SpaceX’s $1.8 Trillion IPO Forces Index Funds to Waive Profit Rules
SPY•SpaceX's June 12 IPO is targeting a $1.8 trillion valuation, prompting index providers to drop profitability requirements and speed up inclusion for $30 trillion in passive funds. Critics warn that SpaceX’s 96x sales multiple, heavy losses and planned insider share dumps could drag down market-cap-weighted indexes like SPY.
1. SpaceX IPO Valuation and Timeline
SpaceX plans to go public on June 12 with a proposed valuation of $1.8 trillion based on its latest private funding round. The offering will mark one of the largest IPOs ever and introduce a privately held space company into major equity indexes.
2. Index Inclusion Adjustments
Index providers have agreed to accelerate inclusion timelines and drop traditional profitability requirements to accommodate SpaceX’s debut.
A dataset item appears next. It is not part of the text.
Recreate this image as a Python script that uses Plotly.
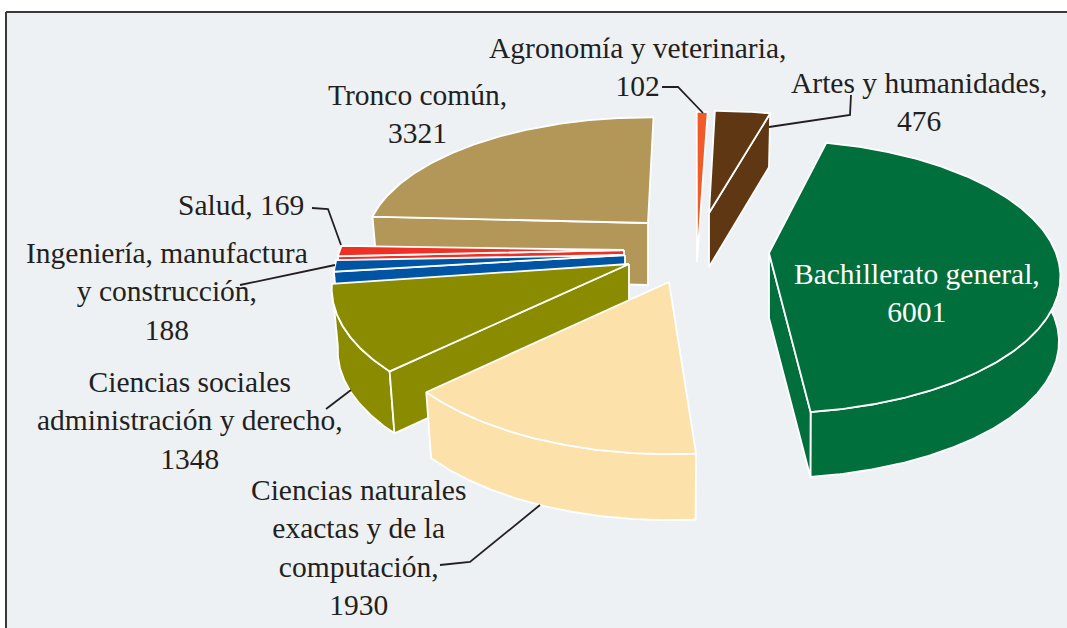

These changes compel more than $30 trillion in passive retirement and pension funds to allocate capital at IPO pricing rather than proven earnings metrics.
3. Potential Risks to SPY and Other ETFs
SpaceX trades at roughly 96 times estimated 2025 sales and has posted substantial annual losses due to its capital-intensive rocket development. Planned insider share sales and ongoing cash burn raise concerns that a downturn in SpaceX stock could disproportionately impact market-cap-weighted funds like SPY.